Wiadomo, ze kompilowanie wszystkiego z flagami odpowiednimi dla naszej maszynki pozwola wyciagnac max... skoro chcesz to robic to po co sie meczyc z PLD ? Pozostawanie dla samej idei jest moim zdaniem bezsensem. PLD, super fajne i w ogole.. ale jak chcesz kompilowac to przestaniesz uzywac poldka wiec znika juz jeden z glownych atutow PLD.. znow dzieki emarge uzyskasz takie pomieszanie poldka z kompilowaniem. Moze postaw sobie Gentoo obok i zobacz czy Ci podpasuje... zeby nie bylo ja tam wole swoje PLD i jego paczki niz czekanie godzinami na kompilaty ;)
O to wlasnie chodzi, ze nie chce czekac dniami na kompilanty (np.
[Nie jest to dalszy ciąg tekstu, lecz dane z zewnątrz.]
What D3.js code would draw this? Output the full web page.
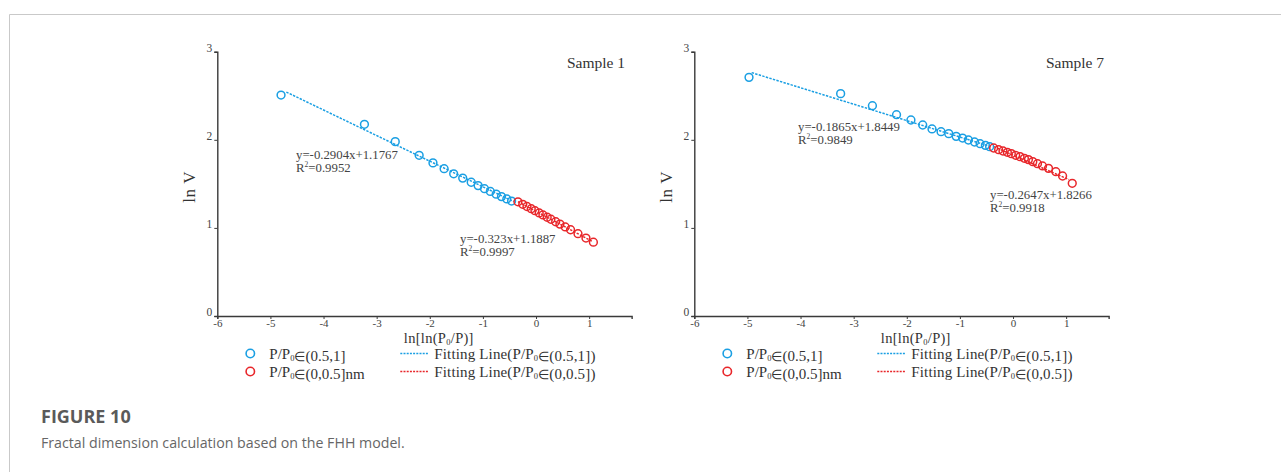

Oo na mojej maszynie pewnie by sie tyle kompilowal), cenie sobie porzadek i elastycznosc (mozna instalowac/odinstalowywac pakiety, ogladac, testowac-hulaj dusza, a jak juz ci sie znudza to szybko wywalic:)), jaki daje trzymanie wszystkiego w RPMach. Chodzi mi raczej o przekompilowanie najbardziej newralgicznych czesci desktopu, ktore wplywaja na odczucia zwiazane z szybkoscia dzialania systemu. I tutaj znow-bardzo mi sie podoba builder w PLD dzieki ktoremu latwo sobie mozna przebudowac pakiet z wybranymi opcjami nawet jak sie nie jest specem (w sensie specjalista, a nie plikiem *.spec;-)), a nawet mozna sobie przerobic speca tak, zeby miec np. takiego MPlayera z CVSu co tydzien.
Poza tym zastanawialo mnie, czy odczuwalne jest np. samodzielne przebudowanie takiego kernela, glibc albo KDE.
Ps. Zna ktos moze jakiegos przyjaznego i w miare krotkiego helpa do uzywania crona (a konkretnie hc-crona) - jak wspomnialem uzywam PLD na desktopie i chcialbym sobie zautomatyzowac tylko pare zadan, a niespecjalnie mi sie usmiecha przekopywanie przez ogrom dostepnej dokumentacji.